(RNS) — When the Anglican Church in North America broke off from the Episcopal Church and the Anglican Church of Canada in 2009 over their acceptance of LGBTQ clergy and same-sex marriage, the split was not exactly amicable.
Years of infighting and slow, grinding property lawsuits that followed the split have kept tensions between the two groups alive. So when an ACNA church plant in Austin, Texas, announced in July that 80% of the congregation supported joining the Episcopal Church, it raised eyebrows.
Founded years after the schism, Resurrection Anglican Church in South Austin is one of three parishes that have departed ACNA’s Dioceses of Churches for the Sake of Others in the past two years. Two of those parishes, Resurrection and The Table in Indianapolis, have pursued affiliation with the Episcopal Church, with the third, St. Mary of Bethany in Nashville, Tennessee, remaining unaffiliated.
If you ask the Rev. Shawn McCain Tirres, rector of Resurrection Anglican Church, the real story of the church’s departure isn’t about denominational politics. It’s about a local parish that faced difficult questions head-on, and came out the other side.
“It feels like we did the impossible,” McCain Tirres told Religion News Service in a recent interview. “We really fought for this, we stuck this out and we trusted God and each other. We had a lot of hard conversations. And here we are. We’re still together. Look what God has done.”
RNS spoke to McCain Tirres about his parish: how it formed, the ways it has changed and what ultimately led it to the disaffiliation. This interview has been edited for length and clarity.
How was Resurrection founded?
I have a large Latino Catholic family and family in West Texas. While I was at a family reunion out here, I had this moment where I felt the invitation of the Holy Spirit to come here and get to work.

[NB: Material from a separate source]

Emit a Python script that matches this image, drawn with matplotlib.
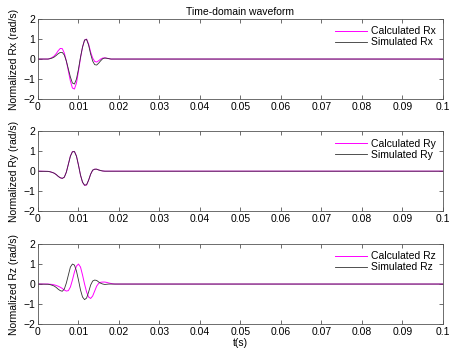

In 2015, my family and I moved to Austin from Santa Cruz, California, sent from the church that we had planted there with another family. It was word-of-mouth, a lot of prayer and in-home gatherings. We gathered a critical mass of people and started a launch team, then finally launched Easter of 2015.
What makes Resurrection distinct?
We throw a lot of parties in the neighborhood at pubs and parks. Our culture of evangelism isn’t pushy. We have what I would call a very “fiesta” culture, which is making a ton of food, throwing a huge party and inviting everyone in earshot.
Another distinction is that we are very high church. We have a lot of incense, smells and bells, robes, a strong sense of reverence. People have called us a “low-key high church.” We’re going to have a good time, but we’re standing in the presence of God.